The increased reliance on electronic messaging has resulted in a great increase in the number of electronic messages a user sends and receives daily. Users who send and receive a large number of e-mail messages would like an effective way to process their e-mail without spending a lot of time sorting through their inbox, deleting, filing, forwarding, and responding to their messages.
In general, this type of processing may be performed by rules or commands that automatically execute specific tasks when user-provided criteria are met. For example, a user may want to file all e-mail from a certain user or regarding a certain subject in a specific folder. In the prior art, this type of function was provided by a programming-type scripting language that was used to specify events and to designate actions for events that meet those conditions. Because it relies on a cryptic, programming-type language, this approach is not very user-friendly.
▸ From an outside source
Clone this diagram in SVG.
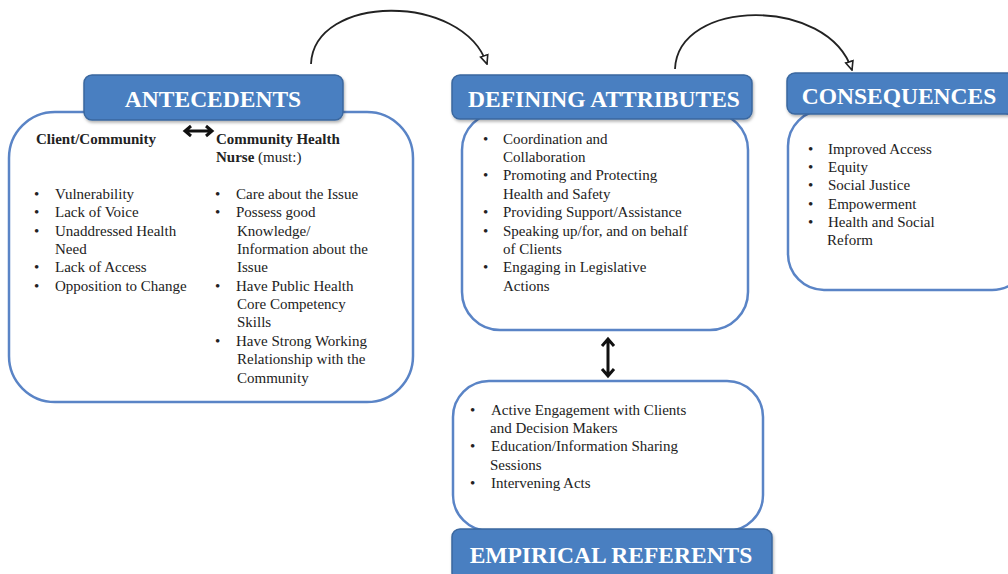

A more recent prior art approach allows users to build rules by choosing predefined conditions and actions, which are presented via a simple graphical user interface. Although this approach employs a graphical user interface, it does not provide the user with a step-by-step guide through the rules creation process. In this approach, only the most common rules are exposed to the user, and there is very little customization allowed.
Therefore, there is a need in the art for an improved method for creating and editing rules for processing electronic messages. This method should provide an improved user interface for creating and editing rules for handling electronic messages. In addition to an improved user interface, the system should allow rules to be applied at the desktop or at the server or at both, in order to process electronic messages in the most efficient manner.